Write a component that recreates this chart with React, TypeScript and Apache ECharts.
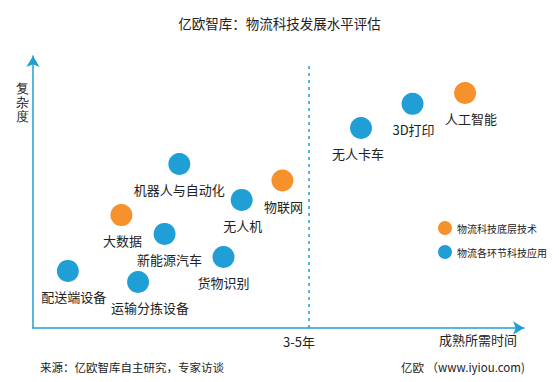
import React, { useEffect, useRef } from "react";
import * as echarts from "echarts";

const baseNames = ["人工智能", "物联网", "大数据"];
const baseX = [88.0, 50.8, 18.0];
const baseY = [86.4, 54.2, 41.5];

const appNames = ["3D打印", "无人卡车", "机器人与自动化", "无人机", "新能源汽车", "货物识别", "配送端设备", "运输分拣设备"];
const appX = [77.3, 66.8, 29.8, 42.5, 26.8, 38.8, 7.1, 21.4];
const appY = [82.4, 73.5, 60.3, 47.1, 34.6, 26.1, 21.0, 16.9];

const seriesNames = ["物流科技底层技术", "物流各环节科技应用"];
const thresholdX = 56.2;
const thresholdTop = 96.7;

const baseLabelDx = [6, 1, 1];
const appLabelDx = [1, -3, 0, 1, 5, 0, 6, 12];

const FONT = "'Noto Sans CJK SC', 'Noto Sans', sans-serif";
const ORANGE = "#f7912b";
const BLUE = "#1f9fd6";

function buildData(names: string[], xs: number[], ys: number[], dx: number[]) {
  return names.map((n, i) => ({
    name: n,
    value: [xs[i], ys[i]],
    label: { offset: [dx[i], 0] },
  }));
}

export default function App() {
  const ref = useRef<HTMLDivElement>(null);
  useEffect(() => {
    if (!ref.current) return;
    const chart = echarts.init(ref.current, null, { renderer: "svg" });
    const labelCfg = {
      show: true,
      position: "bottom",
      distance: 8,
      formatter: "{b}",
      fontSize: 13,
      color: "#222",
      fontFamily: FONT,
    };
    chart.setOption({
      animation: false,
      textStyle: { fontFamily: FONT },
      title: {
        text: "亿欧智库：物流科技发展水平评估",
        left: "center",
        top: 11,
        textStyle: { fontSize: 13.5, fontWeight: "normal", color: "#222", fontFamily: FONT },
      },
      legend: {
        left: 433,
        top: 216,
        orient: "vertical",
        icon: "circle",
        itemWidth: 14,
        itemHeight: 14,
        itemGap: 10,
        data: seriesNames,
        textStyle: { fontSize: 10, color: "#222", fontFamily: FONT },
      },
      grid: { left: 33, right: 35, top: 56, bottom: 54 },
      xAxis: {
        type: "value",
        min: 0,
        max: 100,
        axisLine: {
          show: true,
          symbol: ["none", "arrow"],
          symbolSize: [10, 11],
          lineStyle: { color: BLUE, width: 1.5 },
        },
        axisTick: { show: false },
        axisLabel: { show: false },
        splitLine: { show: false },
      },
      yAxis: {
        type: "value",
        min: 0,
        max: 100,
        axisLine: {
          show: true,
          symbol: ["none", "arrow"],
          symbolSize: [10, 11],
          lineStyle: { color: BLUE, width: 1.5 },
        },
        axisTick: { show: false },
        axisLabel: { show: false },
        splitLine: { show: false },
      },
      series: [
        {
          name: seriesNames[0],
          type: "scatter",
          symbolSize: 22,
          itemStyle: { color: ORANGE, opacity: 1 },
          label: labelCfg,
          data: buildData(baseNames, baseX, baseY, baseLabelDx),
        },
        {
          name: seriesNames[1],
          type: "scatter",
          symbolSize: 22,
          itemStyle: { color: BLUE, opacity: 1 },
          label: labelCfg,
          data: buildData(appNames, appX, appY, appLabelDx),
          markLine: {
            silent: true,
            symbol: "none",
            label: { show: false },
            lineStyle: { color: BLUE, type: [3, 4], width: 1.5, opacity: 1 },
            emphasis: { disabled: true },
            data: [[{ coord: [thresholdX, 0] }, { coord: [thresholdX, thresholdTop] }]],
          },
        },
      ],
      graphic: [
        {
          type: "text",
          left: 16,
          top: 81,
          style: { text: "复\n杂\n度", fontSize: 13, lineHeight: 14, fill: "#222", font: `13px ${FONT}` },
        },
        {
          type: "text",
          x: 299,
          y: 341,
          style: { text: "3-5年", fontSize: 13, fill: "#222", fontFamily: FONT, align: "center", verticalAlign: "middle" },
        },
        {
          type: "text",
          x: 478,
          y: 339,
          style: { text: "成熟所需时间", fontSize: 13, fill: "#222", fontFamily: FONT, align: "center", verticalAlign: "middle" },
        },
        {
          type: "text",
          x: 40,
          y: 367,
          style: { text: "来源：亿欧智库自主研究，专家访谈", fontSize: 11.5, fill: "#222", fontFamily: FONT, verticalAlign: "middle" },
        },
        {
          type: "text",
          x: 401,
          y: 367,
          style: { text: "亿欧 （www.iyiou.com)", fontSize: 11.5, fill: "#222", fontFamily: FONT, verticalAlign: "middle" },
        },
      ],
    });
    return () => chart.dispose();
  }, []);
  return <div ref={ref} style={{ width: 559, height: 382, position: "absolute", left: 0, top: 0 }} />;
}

▶ To do
Word for word, quote the full listing, omitting every picture.

▶ Completed task
Write a component that recreates this chart with React, TypeScript and Apache ECharts.
import React, { useEffect, useRef } from "react";
import * as echarts from "echarts";

const baseNames = ["人工智能", "物联网", "大数据"];
const baseX = [88.0, 50.8, 18.0];
const baseY = [86.4, 54.2, 41.5];

const appNames = ["3D打印", "无人卡车", "机器人与自动化", "无人机", "新能源汽车", "货物识别", "配送端设备", "运输分拣设备"];
const appX = [77.3, 66.8, 29.8, 42.5, 26.8, 38.8, 7.1, 21.4];
const appY = [82.4, 73.5, 60.3, 47.1, 34.6, 26.1, 21.0, 16.9];

const seriesNames = ["物流科技底层技术", "物流各环节科技应用"];
const thresholdX = 56.2;
const thresholdTop = 96.7;

const baseLabelDx = [6, 1, 1];
const appLabelDx = [1, -3, 0, 1, 5, 0, 6, 12];

const FONT = "'Noto Sans CJK SC', 'Noto Sans', sans-serif";
const ORANGE = "#f7912b";
const BLUE = "#1f9fd6";

function buildData(names: string[], xs: number[], ys: number[], dx: number[]) {
  return names.map((n, i) => ({
    name: n,
    value: [xs[i], ys[i]],
    label: { offset: [dx[i], 0] },
  }));
}

export default function App() {
  const ref = useRef<HTMLDivElement>(null);
  useEffect(() => {
    if (!ref.current) return;
    const chart = echarts.init(ref.current, null, { renderer: "svg" });
    const labelCfg = {
      show: true,
      position: "bottom",
      distance: 8,
      formatter: "{b}",
      fontSize: 13,
      color: "#222",
      fontFamily: FONT,
    };
    chart.setOption({
      animation: false,
      textStyle: { fontFamily: FONT },
      title: {
        text: "亿欧智库：物流科技发展水平评估",
        left: "center",
        top: 11,
        textStyle: { fontSize: 13.5, fontWeight: "normal", color: "#222", fontFamily: FONT },
      },
      legend: {
        left: 433,
        top: 216,
        orient: "vertical",
        icon: "circle",
        itemWidth: 14,
        itemHeight: 14,
        itemGap: 10,
        data: seriesNames,
        textStyle: { fontSize: 10, color: "#222", fontFamily: FONT },
      },
      grid: { left: 33, right: 35, top: 56, bottom: 54 },
      xAxis: {
        type: "value",
        min: 0,
        max: 100,
        axisLine: {
          show: true,
          symbol: ["none", "arrow"],
          symbolSize: [10, 11],
          lineStyle: { color: BLUE, width: 1.5 },
        },
        axisTick: { show: false },
        axisLabel: { show: false },
        splitLine: { show: false },
      },
      yAxis: {
        type: "value",
        min: 0,
        max: 100,
        axisLine: {
          show: true,
          symbol: ["none", "arrow"],
          symbolSize: [10, 11],
          lineStyle: { color: BLUE, width: 1.5 },
        },
        axisTick: { show: false },
        axisLabel: { show: false },
        splitLine: { show: false },
      },
      series: [
        {
          name: seriesNames[0],
          type: "scatter",
          symbolSize: 22,
          itemStyle: { color: ORANGE, opacity: 1 },
          label: labelCfg,
          data: buildData(baseNames, baseX, baseY, baseLabelDx),
        },
        {
          name: seriesNames[1],
          type: "scatter",
          symbolSize: 22,
          itemStyle: { color: BLUE, opacity: 1 },
          label: labelCfg,
          data: buildData(appNames, appX, appY, appLabelDx),
          markLine: {
            silent: true,
            symbol: "none",
            label: { show: false },
            lineStyle: { color: BLUE, type: [3, 4], width: 1.5, opacity: 1 },
            emphasis: { disabled: true },
            data: [[{ coord: [thresholdX, 0] }, { coord: [thresholdX, thresholdTop] }]],
          },
        },
      ],
      graphic: [
        {
          type: "text",
          left: 16,
          top: 81,
          style: { text: "复\n杂\n度", fontSize: 13, lineHeight: 14, fill: "#222", font: `13px ${FONT}` },
        },
        {
          type: "text",
          x: 299,
          y: 341,
          style: { text: "3-5年", fontSize: 13, fill: "#222", fontFamily: FONT, align: "center", verticalAlign: "middle" },
        },
        {
          type: "text",
          x: 478,
          y: 339,
          style: { text: "成熟所需时间", fontSize: 13, fill: "#222", fontFamily: FONT, align: "center", verticalAlign: "middle" },
        },
        {
          type: "text",
          x: 40,
          y: 367,
          style: { text: "来源：亿欧智库自主研究，专家访谈", fontSize: 11.5, fill: "#222", fontFamily: FONT, verticalAlign: "middle" },
        },
        {
          type: "text",
          x: 401,
          y: 367,
          style: { text: "亿欧 （www.iyiou.com)", fontSize: 11.5, fill: "#222", fontFamily: FONT, verticalAlign: "middle" },
        },
      ],
    });
    return () => chart.dispose();
  }, []);
  return <div ref={ref} style={{ width: 559, height: 382, position: "absolute", left: 0, top: 0 }} />;
}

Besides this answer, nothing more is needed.